Drop mandatory use of cycle lanes and introduce car-free Sundays once a month
The Green Party has proposed the creation of a dedicated fund for cycle projects. Speaking as the country celebrates National Bike Week, Green Party Transport spokesperson Ciaran Cuffe TD said a specific budget should be allowed for improvements in cycling infrastructure.
Deputy Cuffe said: “Ireland is twenty years behind many other countries such as Germany and the Netherlands in providing facilities for cyclists. I believe that the time is right for the creation of a stand-alone fund from which monies can be drawn down for the provision of cycle lanes and facilities. We already have a separate fund for ‘non-national’ roads. We now need a similar one, with a dedicated budget for cycle facilities.

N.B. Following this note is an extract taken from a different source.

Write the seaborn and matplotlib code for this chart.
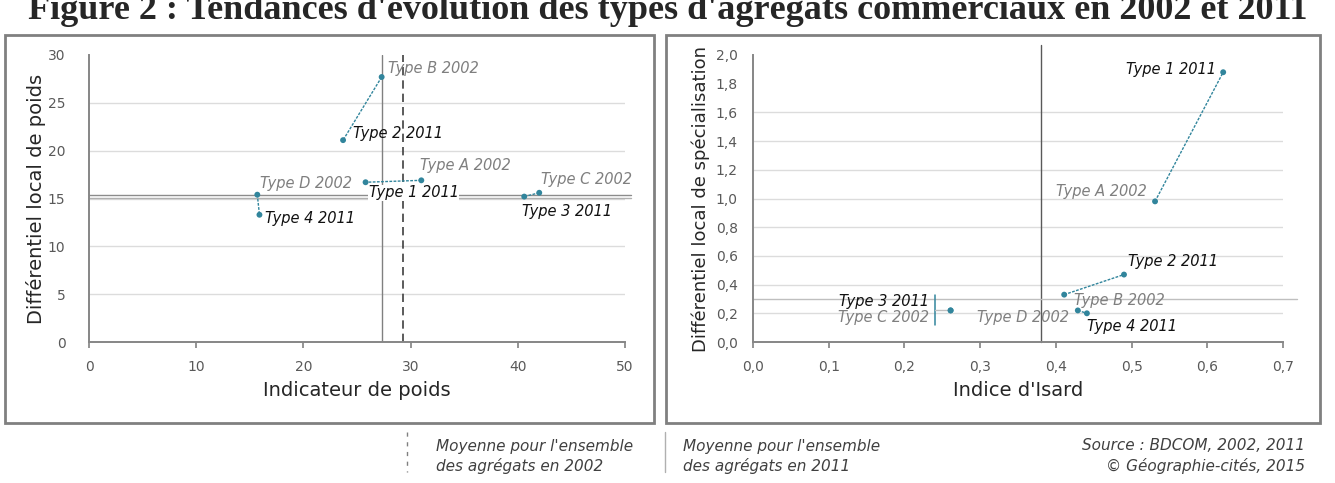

“Local Authorities must do more for cyclists. I believe that every City Council in the country requires a dedicated Cycle Liaison Officer to spearhead improvements for cyclists. In many areas there is a lack of joined-up thinking on provision of road-space for cyclists.”
The Green Party has also proposed that the requirement for mandatory use of cycle lanes should be dropped. This would involve changes in the Road Traffic (Traffic and Parking) (Amendment) Regulations, SI 274 of 1998.
“There’s huge variation in the quality of cycle lanes,” said Deputy Cuffe. “Some lanes are very poorly designed, and cyclists should not be obliged by law to use them. Cities should also provide contra-flow cycle lanes on one-way streets that prevent cyclists from taking a direct route to their destination.”
In addition the Green Party has called for a car-free Sunday once a month on the Liffey Quays. “This would be a great opportunity each a month to give part of Dublin city back to cyclists, and would be good for the city and for tourism. Many cities around the world have similar initiatives that can boost the city’s image,” concluded Deputy Cuffe.